═══ Data excerpts
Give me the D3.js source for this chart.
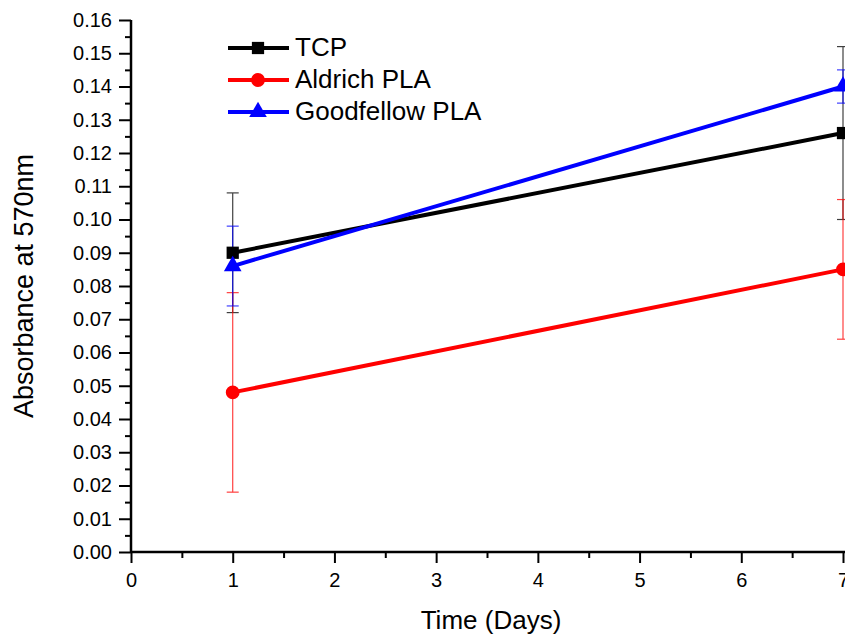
<!DOCTYPE html>
<html>
<head>
    <title>absorbance</title>
    <script src="https://d3js.org/d3.v7.min.js"></script>
    <style>
        body { margin: 0; overflow: hidden; background: #fff; }
        text { font-family: "Liberation Sans", Arial, sans-serif; }
    </style>
</head>
<body>
    <svg width="845" height="637" id="mainsvg"></svg>
    <script>
        // data
        const days = [1, 7];
        const seriesNames = ['TCP', 'Aldrich PLA', 'Goodfellow PLA'];
        const seriesColors = ['#000000', '#ff0000', '#0000ff'];
        const tcpMean = [0.090, 0.126];
        const tcpErr = [0.018, 0.026];
        const aldrichMean = [0.048, 0.085];
        const aldrichErr = [0.030, 0.021];
        const goodfellowMean = [0.086, 0.140];
        const goodfellowErr = [0.012, 0.005];
        const xTicks = [0, 1, 2, 3, 4, 5, 6, 7];
        const yTicks = d3.range(0, 0.1601, 0.01);

        const series = [
            { name: seriesNames[0], color: seriesColors[0], mean: tcpMean, err: tcpErr, sym: d3.symbolSquare, size: 150 },
            { name: seriesNames[1], color: seriesColors[1], mean: aldrichMean, err: aldrichErr, sym: d3.symbolCircle, size: 150 },
            { name: seriesNames[2], color: seriesColors[2], mean: goodfellowMean, err: goodfellowErr, sym: d3.symbolTriangle, size: 135 }
        ];

        const svg = d3.select('#mainsvg');
        const x = d3.scaleLinear().domain([0, 7]).range([131, 843]);
        const y = d3.scaleLinear().domain([0, 0.16]).range([552, 20]);

        const g = svg.append('g');

        // error bars first, then lines and markers
        series.forEach(s => {
            const eb = g.append('g').attr('stroke', s.color).attr('stroke-width', 1.2).attr('opacity', 0.75);
            days.forEach((d, i) => {
                const cx = x(d), hi = y(s.mean[i] + s.err[i]), lo = y(s.mean[i] - s.err[i]);
                eb.append('line').attr('x1', cx).attr('x2', cx).attr('y1', hi).attr('y2', lo);
                eb.append('line').attr('x1', cx - 6).attr('x2', cx + 6).attr('y1', hi).attr('y2', hi);
                eb.append('line').attr('x1', cx - 6).attr('x2', cx + 6).attr('y1', lo).attr('y2', lo);
            });
        });

        const line = d3.line().x(d => x(d[0])).y(d => y(d[1]));
        series.forEach(s => {
            const pts = days.map((d, i) => [d, s.mean[i]]);
            g.append('path').datum(pts).attr('d', line)
                .attr('fill', 'none').attr('stroke', s.color).attr('stroke-width', 4);
            g.selectAll(null).data(pts).enter().append('path')
                .attr('d', d3.symbol().type(s.sym).size(s.size))
                .attr('transform', d => `translate(${x(d[0])},${y(d[1])})`)
                .attr('fill', s.color);
        });

        // axes
        const yAxis = g.append('g').attr('transform', 'translate(131,0)')
            .call(d3.axisLeft(y).tickValues(yTicks).tickFormat(d3.format('.2f')).tickSize(12).tickPadding(7));
        g.append('g').attr('transform', 'translate(131,0)')
            .call(d3.axisLeft(y).tickValues(d3.range(0.005, 0.16, 0.01)).tickFormat('').tickSize(6))
            .call(a => a.select('.domain').remove());
        const xAxis = g.append('g').attr('transform', 'translate(0,552)')
            .call(d3.axisBottom(x).tickValues(xTicks).tickFormat(d3.format('d')).tickSize(11).tickPadding(10));
        g.append('g').attr('transform', 'translate(0,552)')
            .call(d3.axisBottom(x).tickValues(d3.range(0.5, 7, 1)).tickFormat('').tickSize(6))
            .call(a => a.select('.domain').remove());

        g.selectAll('.domain').attr('stroke-width', 2.5);
        g.selectAll('.tick line').attr('stroke-width', 2);
        yAxis.selectAll('text').attr('font-size', 20).attr('fill', '#000');
        xAxis.selectAll('text').attr('font-size', 20).attr('fill', '#000');
        yAxis.select('.domain').attr('d', `M0,${y(0.16)}V${y(0)}`);
        xAxis.select('.domain').attr('d', `M${x(0)},0H${x(7) + 5}`);

        // axis titles
        svg.append('text').attr('x', 491).attr('y', 629).attr('text-anchor', 'middle')
            .attr('font-size', 26).text('Time (Days)');
        svg.append('text').attr('transform', 'translate(33,286) rotate(-90)').attr('text-anchor', 'middle')
            .attr('font-size', 27).text('Absorbance at 570nm');

        // legend
        const leg = svg.append('g');
        series.forEach((s, i) => {
            const ly = 48 + i * 32;
            leg.append('line').attr('x1', 228).attr('x2', 289).attr('y1', ly).attr('y2', ly)
                .attr('stroke', s.color).attr('stroke-width', 4);
            leg.append('path').attr('d', d3.symbol().type(s.sym).size(s.size))
                .attr('transform', `translate(258,${ly})`).attr('fill', s.color);
            leg.append('text').attr('x', 295).attr('y', ly + 8).attr('font-size', 26).text(s.name);
        });
    </script>
</body>
</html>
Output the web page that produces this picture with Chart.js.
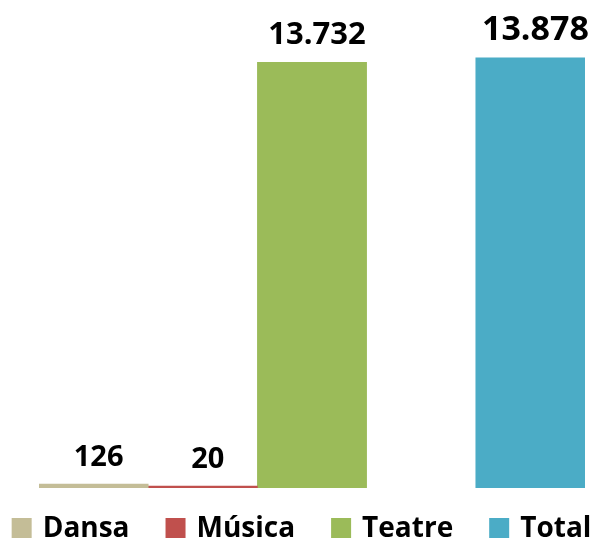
<!DOCTYPE html>
<html>
<head>
<meta charset="utf-8">
<script src="https://cdn.jsdelivr.net/npm/chart.js@4"></script>
<style>
  html, body { margin: 0; padding: 0; background: #fff; }
  canvas { display: block; }
</style>
</head>
<body>
<canvas id="chart" width="596" height="543"></canvas>
<script>
const categories = ['Dansa', 'Música', 'Teatre', 'Total'];
const values = [126, 20, 13732, 13878];
const valueLabels = ['126', '20', '13.732', '13.878'];
const colors = ['#C4BD97', '#C0504D', '#9BBB59', '#4BACC6'];
const labelSizes = [29, 29, 31, 34];

const FONT = '"Open Sans", "Noto Sans", sans-serif';

// one category, each series is its own bar; an empty slot sits before Total
const datasets = categories.map((name, i) => ({
    label: name,
    data: [values[i]],
    backgroundColor: colors[i],
    borderWidth: 0,
    minBarLength: 2
}));
datasets.splice(3, 0, { label: '', data: [null], backgroundColor: 'rgba(0,0,0,0)', spacer: true });

const valueLabelPlugin = {
    id: 'valueLabels',
    afterDatasetsDraw(chart) {
        const ctx = chart.ctx;
        ctx.save();
        ctx.fillStyle = '#000';
        ctx.textAlign = 'center';
        ctx.textBaseline = 'alphabetic';
        chart.data.datasets.forEach((ds, di) => {
            if (ds.spacer) return;
            const idx = categories.indexOf(ds.label);
            const bar = chart.getDatasetMeta(di).data[0];
            ctx.font = `bold ${labelSizes[idx]}px ${FONT}`;
            ctx.fillText(valueLabels[idx], bar.x + 5, bar.y - 18);
        });
        ctx.restore();
    }
};

const legendPlugin = {
    id: 'bottomLegend',
    afterDraw(chart) {
        const ctx = chart.ctx;
        const box = 20, gap = 11, itemGap = 36;
        ctx.save();
        ctx.font = `bold 28px ${FONT}`;
        const widths = categories.map(c => ctx.measureText(c).width);
        let total = widths.reduce((a, b) => a + b, 0) + categories.length * (box + gap) + (categories.length - 1) * itemGap;
        let x = 301.5 - total / 2;
        const y = 528;
        ctx.textBaseline = 'middle';
        ctx.textAlign = 'left';
        categories.forEach((c, i) => {
            ctx.fillStyle = colors[i];
            ctx.fillRect(x, y - box / 2, box, box);
            ctx.fillStyle = '#000';
            ctx.fillText(c, x + box + gap, y + 1);
            x += box + gap + widths[i] + itemGap;
        });
        ctx.restore();
    }
};

new Chart(document.getElementById('chart').getContext('2d'), {
    type: 'bar',
    data: {
        labels: [''],
        datasets: datasets
    },
    options: {
        responsive: false,
        animation: false,
        layout: { padding: { top: 54, bottom: 55, left: 39, right: 11 } },
        datasets: { bar: { categoryPercentage: 1, barPercentage: 1 } },
        scales: {
            x: { display: false },
            y: { display: false, min: 0, max: 14000 }
        },
        plugins: {
            legend: { display: false },
            tooltip: { enabled: false }
        }
    },
    plugins: [valueLabelPlugin, legendPlugin]
});
</script>
</body>
</html>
══════
> [Challenge]: Reproduce, word for word, every line from the start of the records down to and including the line with "const yTicks = d3.range(0, 0.1601, 0.01);"; skip the pictures.

> [Correct result]:
Give me the D3.js source for this chart.
<!DOCTYPE html>
<html>
<head>
    <title>absorbance</title>
    <script src="https://d3js.org/d3.v7.min.js"></script>
    <style>
        body { margin: 0; overflow: hidden; background: #fff; }
        text { font-family: "Liberation Sans", Arial, sans-serif; }
    </style>
</head>
<body>
    <svg width="845" height="637" id="mainsvg"></svg>
    <script>
        // data
        const days = [1, 7];
        const seriesNames = ['TCP', 'Aldrich PLA', 'Goodfellow PLA'];
        const seriesColors = ['#000000', '#ff0000', '#0000ff'];
        const tcpMean = [0.090, 0.126];
        const tcpErr = [0.018, 0.026];
        const aldrichMean = [0.048, 0.085];
        const aldrichErr = [0.030, 0.021];
        const goodfellowMean = [0.086, 0.140];
        const goodfellowErr = [0.012, 0.005];
        const xTicks = [0, 1, 2, 3, 4, 5, 6, 7];
        const yTicks = d3.range(0, 0.1601, 0.01);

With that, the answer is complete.